Last updated on 2025-04-17 | Edit this page

Estimated time: 20 minutes

Overview

Questions

  • What are the core components of a GPR system?

  • How does GPR work to detect subsurface changes?

  • What does a GPR trace represent?

  • How can we process and visualize SEG-Y GPR data using Python?

Objectives

  • Understand the structure and functionality of a GPR system.

  • Explain the concept of GPR signal reflection and trace acquisition.

  • Interpret what a single GPR trace and a 2D radargram represent.

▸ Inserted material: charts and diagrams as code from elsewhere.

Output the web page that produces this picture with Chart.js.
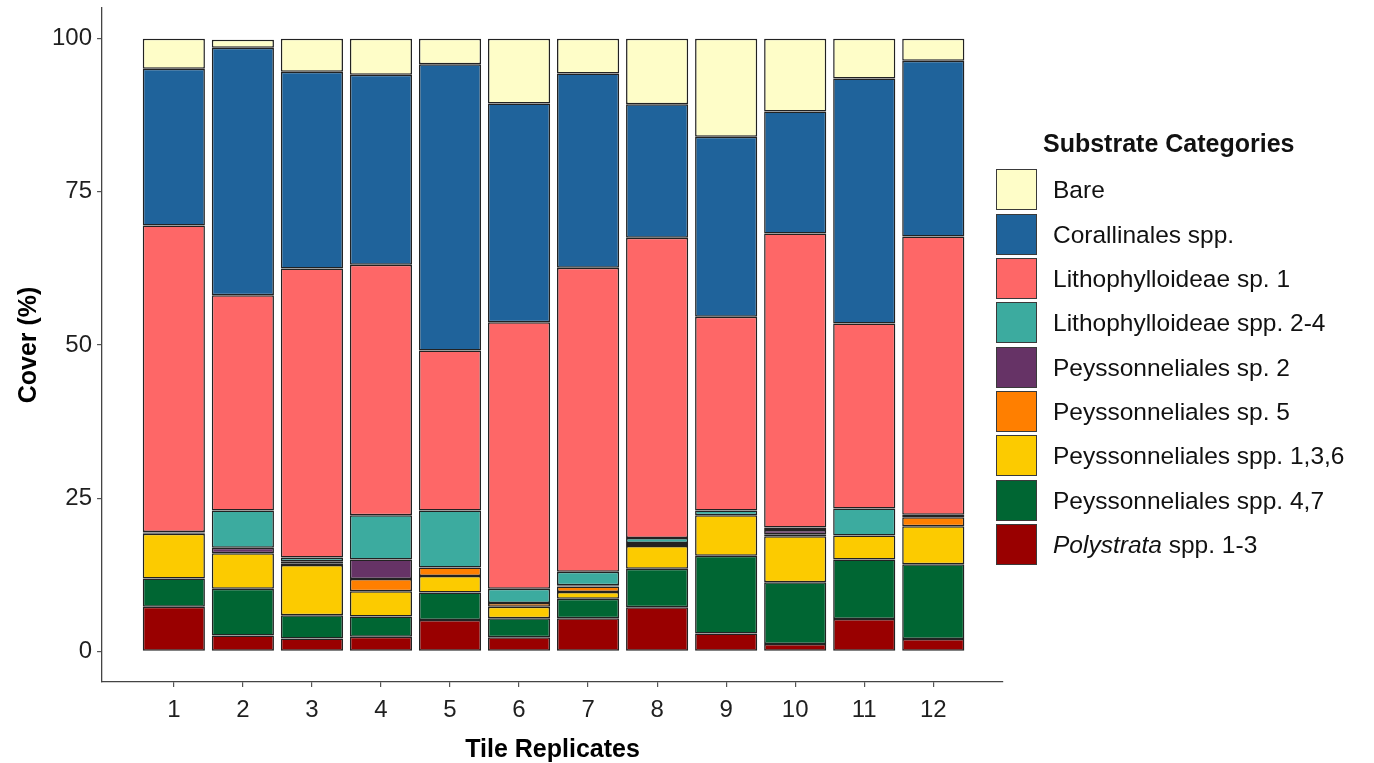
<!DOCTYPE html>
<html>
<head>
<meta charset="utf-8">
<script src="https://cdn.jsdelivr.net/npm/chart.js@4.4.1/dist/chart.umd.min.js"></script>
<style>
  html, body { margin: 0; padding: 0; background: #ffffff; }
  #wrap { position: relative; width: 1374px; height: 763px; }
  #c { position: absolute; left: 0; top: 0; }
  #legend { position: absolute; left: 0; top: 0; width: 1374px; height: 763px; pointer-events: none;
            font-family: "Liberation Sans", Arial, sans-serif; color: #111; }
  .ltitle { position: absolute; left: 1043px; top: 128px; font-weight: bold; font-size: 25px; line-height: 30px; white-space: nowrap; }
  .lbox { position: absolute; left: 996px; width: 39px; height: 39px; border: 1.2px solid #3a3a3a; box-sizing: content-box; }
  .ltext { position: absolute; left: 1053px; font-size: 24.5px; line-height: 41px; height: 41px; white-space: nowrap; }
</style>
</head>
<body>
<div id="wrap">
  <canvas id="c" width="1374" height="763"></canvas>
  <div id="legend"></div>
</div>
<script>
// ---- data ----
const categories = ['1','2','3','4','5','6','7','8','9','10','11','12'];
const yTicks = [0, 25, 50, 75, 100];

// stacked bottom -> top
const polystrata   = [7.3, 2.6, 2.1, 2.4, 5.1, 2.3, 5.4, 7.2, 2.9, 1.2, 5.3, 2.0];
const peys47       = [4.6, 7.6, 3.8, 3.3, 4.5, 3.1, 3.2, 6.3, 12.7, 10.1, 9.7, 12.2];
const peys136      = [7.3, 5.8, 8.2, 4.1, 2.7, 1.9, 1.1, 3.7, 6.6, 7.5, 3.9, 6.2];
const peys5        = [0.2, 0, 0.2, 2.0, 1.4, 0.6, 0.9, 0, 0, 0.3, 0, 1.5];
const peys2        = [0.1, 0.9, 0.4, 3.2, 0, 0, 0.2, 0.5, 0, 0.7, 0, 0.4];
const litho24      = [0, 6.1, 0.6, 7.2, 9.3, 2.3, 2.2, 0.8, 0.8, 0.4, 4.4, 0];
const litho1       = [50.0, 35.1, 47.2, 40.9, 26.1, 43.5, 49.6, 49.0, 31.6, 48.0, 30.2, 45.4];
const corallinales = [25.6, 40.4, 32.1, 31.0, 46.7, 35.7, 31.7, 21.8, 29.4, 19.9, 40.0, 28.7];
const bare         = [4.9, 1.3, 5.4, 5.9, 4.2, 10.6, 5.7, 10.7, 16.0, 11.9, 6.5, 3.6];

const seriesNames = ['Polystrata spp. 1-3', 'Peyssonneliales spp. 4,7', 'Peyssonneliales spp. 1,3,6',
  'Peyssonneliales sp. 5', 'Peyssonneliales sp. 2', 'Lithophylloideae spp. 2-4',
  'Lithophylloideae sp. 1', 'Corallinales spp.', 'Bare'];
const seriesValues = [polystrata, peys47, peys136, peys5, peys2, litho24, litho1, corallinales, bare];
const seriesColors = ['#990000', '#006633', '#fccb00', '#ff7f00', '#663366', '#3cab9f',
  '#fe6767', '#1f639b', '#fefdc8'];

const FONT = '"Liberation Sans", Arial, sans-serif';

const datasets = seriesNames.map((name, i) => ({
  label: name,
  data: seriesValues[i].map((v, j) => ({ x: j + 1, y: v })),
  backgroundColor: seriesColors[i],
  borderColor: '#222222',
  borderWidth: (ctx) => (ctx.raw && ctx.raw.y > 0 ? 1.5 : 0),
  borderSkipped: false,
  categoryPercentage: 1.0,
  barPercentage: 0.9
}));

const zeroPad = (s) => { s.paddingTop = 0; s.paddingBottom = 0; s.paddingLeft = 0; s.paddingRight = 0; };

new Chart(document.getElementById('c'), {
  type: 'bar',
  data: { datasets },
  options: {
    responsive: false,
    animation: false,
    events: [],
    layout: { padding: { left: 14, right: 371, top: 8, bottom: 0 } },
    plugins: { legend: { display: false }, tooltip: { enabled: false } },
    scales: {
      x: {
        type: 'linear',
        stacked: true,
        min: -0.04,
        max: 13.01,
        offset: false,
        afterBuildTicks: (s) => { s.ticks = categories.map((c, i) => ({ value: i + 1 })); },
        afterFit: (s) => { zeroPad(s); s.height = 81; },
        ticks: {
          autoSkip: false,
          maxRotation: 0,
          padding: 9,
          color: '#1f1f1f',
          font: { family: FONT, size: 24 },
          callback: (v) => categories[v - 1]
        },
        grid: { display: true, offset: false, drawOnChartArea: false, drawTicks: true, tickLength: 5, color: '#555555', lineWidth: 1.2 },
        border: { display: true, color: '#444444', width: 1.3 },
        title: { display: true, text: 'Tile Replicates', color: '#000000',
                 font: { family: FONT, size: 25, weight: 'bold' }, padding: { top: 3, bottom: -2 } }
      },
      y: {
        type: 'linear',
        stacked: true,
        min: -5,
        max: 105,
        afterBuildTicks: (s) => { s.ticks = yTicks.map(v => ({ value: v })); },
        afterFit: zeroPad,
        ticks: {
          padding: 5,
          color: '#1f1f1f',
          font: { family: FONT, size: 24 }
        },
        grid: { display: true, offset: false, drawOnChartArea: false, drawTicks: true, tickLength: 5, color: '#555555', lineWidth: 1.2 },
        border: { display: true, color: '#444444', width: 1.3 },
        title: { display: true, text: 'Cover (%)', color: '#000000',
                 font: { family: FONT, size: 25, weight: 'bold' }, padding: { top: 0, bottom: 3 } }
      }
    }
  }
});

// ---- HTML legend (top -> bottom) ----
const legend = document.getElementById('legend');
const t = document.createElement('div');
t.className = 'ltitle';
t.textContent = 'Substrate Categories';
legend.appendChild(t);
const order = seriesNames.map((n, i) => i).reverse();
order.forEach((si, k) => {
  const top = 169.3 + k * 44.33;
  const b = document.createElement('div');
  b.className = 'lbox';
  b.style.top = top + 'px';
  b.style.background = seriesColors[si];
  legend.appendChild(b);
  const tx = document.createElement('div');
  tx.className = 'ltext';
  tx.style.top = top + 'px';
  const name = seriesNames[si];
  if (name.startsWith('Polystrata')) {
    const it = document.createElement('i');
    it.textContent = 'Polystrata';
    tx.appendChild(it);
    tx.appendChild(document.createTextNode(name.slice('Polystrata'.length)));
  } else {
    tx.textContent = name;
  }
  legend.appendChild(tx);
});
</script>
</body>
</html>
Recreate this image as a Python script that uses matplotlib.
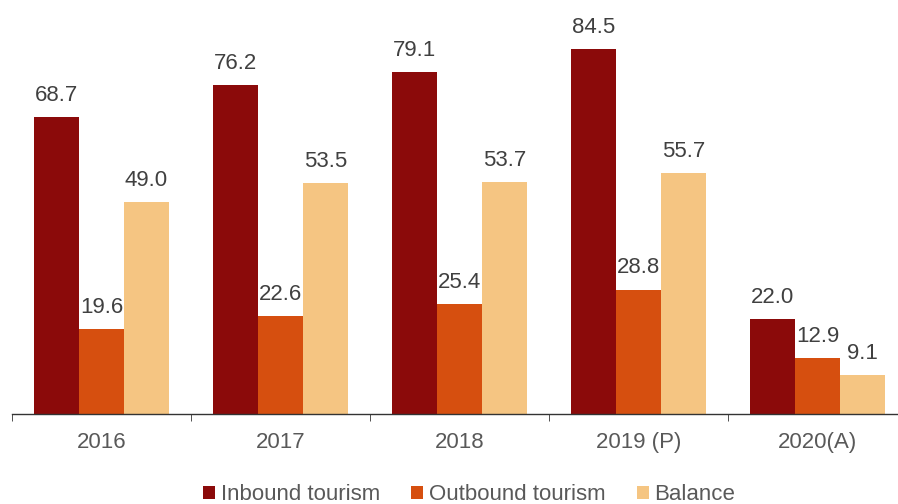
import matplotlib
matplotlib.use("Agg")
import matplotlib.pyplot as plt
import numpy as np

plt.rcParams['font.family'] = ['Liberation Sans', 'DejaVu Sans']

categories = ["2016", "2017", "2018", "2019 (P)", "2020(A)"]
inbound = [68.7, 76.2, 79.1, 84.5, 22.0]
outbound = [19.6, 22.6, 25.4, 28.8, 12.9]
balance = [49.0, 53.5, 53.7, 55.7, 9.1]
series_names = ["Inbound tourism", "Outbound tourism", "Balance"]
colors = ["#8B0A0A", "#D64F0F", "#F5C582"]

W, H = 898, 504
fig = plt.figure(figsize=(W/100, H/100), dpi=100)
left = 12 / W
right = 907 / W
bottom = (H - 414) / H
ax = fig.add_axes([left, bottom, right - left, 1 - bottom])

x = np.arange(len(categories))
bw = 0.25
for i, (vals, name, c) in enumerate(zip([inbound, outbound, balance], series_names, colors)):
    xs = x + (i - 1) * bw
    bars = ax.bar(xs, vals, width=bw, color=c, label=name)
    for xi, v in zip(xs, vals):
        ax.annotate(f"{v:.1f}", (xi, v), xytext=(0, 8), textcoords="offset points",
                    ha="center", va="bottom", fontsize=16, color="#404040")

ax.set_xlim(-0.5, len(categories) - 0.5)
ax.set_ylim(0, 414 / 4.32)
ax.set_yticks([])
for s in ["top", "right", "left"]:
    ax.spines[s].set_visible(False)
ax.spines["bottom"].set_color("#333333")
ax.spines["bottom"].set_linewidth(1.0)
ax.set_xticks(x)
ax.set_xticklabels(categories, fontsize=16, color="#595959")
ax.tick_params(axis="x", which="major", length=0, pad=13)
ax.set_xticks(np.arange(len(categories) + 1) - 0.5, minor=True)
ax.tick_params(axis="x", which="minor", length=5, color="#333333")

leg = fig.legend(loc="center", bbox_to_anchor=(469 / W, 1 - 495 / H), ncol=3, frameon=False,
                 fontsize=16, handlelength=0.55, handleheight=0.55, handletextpad=0.25,
                 columnspacing=1.4, labelcolor="#595959")

fig.savefig("out.png", dpi=100)
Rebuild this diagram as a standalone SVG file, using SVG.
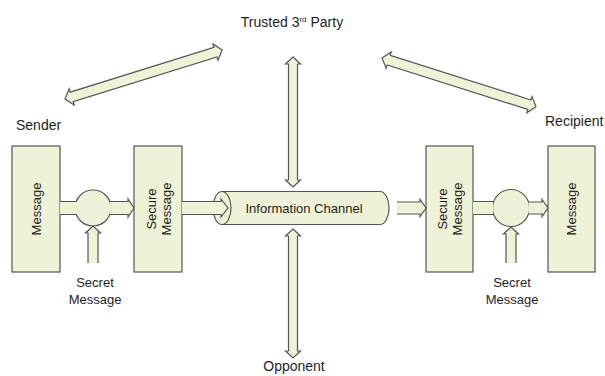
<svg xmlns="http://www.w3.org/2000/svg" width="605" height="376" viewBox="0 0 605 376">
<style>
.f{fill:#eef2d6;stroke:#555;stroke-width:1.2}
.s{fill:#eef2d6;stroke:none}
.o{fill:none;stroke:#555;stroke-width:1.2}
text{font-family:"Liberation Sans",Arial,sans-serif;fill:#1e1e1e}
.l{font-size:14px}
.m{font-size:13px;text-anchor:middle}
</style>
<rect width="605" height="376" fill="#fff"/>

<g id="trusted"><text class="l" x="292" y="27" text-anchor="middle">Trusted 3<tspan font-size="8" dy="-5">rd</tspan><tspan dy="5"> Party</tspan></text></g>
<g id="sender-label"><text class="l" x="16" y="130">Sender</text></g>
<g id="recipient-label"><text class="l" x="545" y="126">Recipient</text></g>
<g id="opponent"><text class="l" x="294" y="371" text-anchor="middle">Opponent</text></g>

<g id="msg-left"><rect class="f" x="12" y="146" width="48" height="126"/><text class="m" transform="translate(40.5,209) rotate(-90)">Message</text></g>
<g id="enc-left"><circle class="f" cx="93" cy="208" r="18"/></g>
<g id="sec-left"><rect class="f" x="134" y="146" width="48" height="126"/><text class="m" transform="translate(155.5,209) rotate(-90)">Secure</text><text class="m" transform="translate(170.5,209) rotate(-90)">Message</text></g>
<g id="channel"><path class="f" d="M222,191.5 L380,191.5 A9,16.5 0 0 1 380,224.5 L222,224.5 A9,16.5 0 0 1 222,191.5 Z"/><path class="o" d="M222,191.5 A9,16.5 0 0 1 222,224.5"/><text x="304" y="212.5" font-size="13" text-anchor="middle">Information Channel</text></g>
<g id="sec-right"><rect class="f" x="426" y="146" width="47" height="126"/><text class="m" transform="translate(446.5,209) rotate(-90)">Secure</text><text class="m" transform="translate(461.5,209) rotate(-90)">Message</text></g>
<g id="dec-right"><circle class="f" cx="511" cy="208" r="18.5"/></g>
<g id="msg-right"><rect class="f" x="548" y="146" width="47" height="126"/><text class="m" transform="translate(576,209) rotate(-90)">Message</text></g>
<g id="secret-left"><text class="m" x="95" y="287">Secret</text><text class="m" x="95" y="304">Message</text></g>
<g id="secret-right"><text class="m" x="512" y="287">Secret</text><text class="m" x="512" y="304">Message</text></g>

<g id="connectors">
<path class="f" transform="translate(65,99) rotate(-17.3)" d="M0,0 L7,-8.5 L7,-5 L157.6,-5 L157.6,-8.5 L164.6,0 L157.6,8.5 L157.6,5 L7,5 L7,8.5 Z"/>
<path class="f" transform="translate(382,58) rotate(17.6)" d="M0,0 L7,-8.5 L7,-5 L154.6,-5 L154.6,-8.5 L161.6,0 L154.6,8.5 L154.6,5 L7,5 L7,8.5 Z"/>
<path class="f" transform="translate(293,57) rotate(90)" d="M0,0 L7,-7.5 L7,-4.5 L123,-4.5 L123,-7.5 L130,0 L123,7.5 L123,4.5 L7,4.5 L7,7.5 Z"/>
<path class="f" transform="translate(293,229) rotate(90)" d="M0,0 L7,-7.5 L7,-4.5 L122,-4.5 L122,-7.5 L129,0 L122,7.5 L122,4.5 L7,4.5 L7,7.5 Z"/>
<rect class="s" x="60" y="201.5" width="17" height="13"/>
<path class="o" d="M60,201.5 L76.8,201.5 M60,214.5 L76.8,214.5"/>
<path class="s" d="M109.8,201.5 L128,201.5 L128,199 L134,208 L128,217 L128,214.5 L109.8,214.5 Z"/>
<path class="o" d="M109.8,201.5 L128,201.5 L128,199 L134,208 L128,217 L128,214.5 L109.8,214.5"/>
<path class="s" d="M88,263 L88,233 L85.5,233 L93,226 L100.5,233 L98,233 L98,263 Z"/>
<path class="o" d="M88,263 L88,233 L85.5,233 L93,226 L100.5,233 L98,233 L98,263"/>
<path class="s" d="M182,201.5 L221,201.5 L221,199 L228,208 L221,217 L221,214.5 L182,214.5 Z"/>
<path class="o" d="M182,201.5 L221,201.5 L221,199 L228,208 L221,217 L221,214.5 L182,214.5"/>
<path class="s" d="M397,202 L420,202 L420,199.5 L426,208 L420,216.5 L420,214 L397,214 Z"/>
<path class="o" d="M397,202 L420,202 L420,199.5 L426,208 L420,216.5 L420,214 L397,214"/>
<rect class="s" x="473" y="201.5" width="20" height="13"/>
<path class="o" d="M473,201.5 L493.5,201.5 M473,214.5 L493.5,214.5"/>
<path class="s" d="M528.5,202 L542,202 L542,199.5 L548,208 L542,216.5 L542,214 L528.5,214 Z"/>
<path class="o" d="M528.5,202 L542,202 L542,199.5 L548,208 L542,216.5 L542,214 L528.5,214"/>
<path class="s" d="M506,263 L506,234 L503.5,234 L511,227 L518.5,234 L516,234 L516,263 Z"/>
<path class="o" d="M506,263 L506,234 L503.5,234 L511,227 L518.5,234 L516,234 L516,263"/>
</g>
</svg>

  • Demonstrate loading and visualizing GPR SEG-Y data using Python and obspy.

Key Points

  • GPR uses EM waves to detect subsurface features.
  • A trace is a time series of reflections from a point.
  • SEG-Y files can be visualized using ObsPy.

What is geophysics?

In the broadest sense, the science of geophysics is the application of physics to investigations of the Earth, Moon and planets. The subject is thus related to astronomy. To avoid confusion, the use of physics to study the interior of the Earth, from land surface to the inner core, is known as solid earth geophysics. Applied geophysics’ covers everything from experiments to determine the thickness of the crust (which is important in hydrocarbon exploration) to studies of shallow structures for engineering site investigations, exploring for groundwater and for minerals and other economic resources, to trying to locate narrow mine shafts or other forms of buried cavities, or the mapping of archaeological remains, or locating buried pipes and cables – but where in general the total depth of investigation is usually less than 100 m.

Ground penetrating radar (GPR) is now a well-accepted geophysical technique. The method uses radio waves to probe “the ground”. In its earliest inception, GPR was primarily applied to natural geologic materials. Now GPR is equally well applied to a host of other media such as wood, concrete, and asphalt. The most common form of GPR measurements deploys a transmitter and a receiver in a fixed geometry, which are moved over the surface to detect reflections from subsurface features. Ground penetrating radar systems are conceptually simple; the objective is to measure field amplitude versus time after excitation. The heart of a GPR system is the timing unit, which controls the generation and detection of signals. Most GPRs operate in the time domain. GPRs are normally characterized by their center frequency. The common range varies between 50MHz to 2.5 GHz.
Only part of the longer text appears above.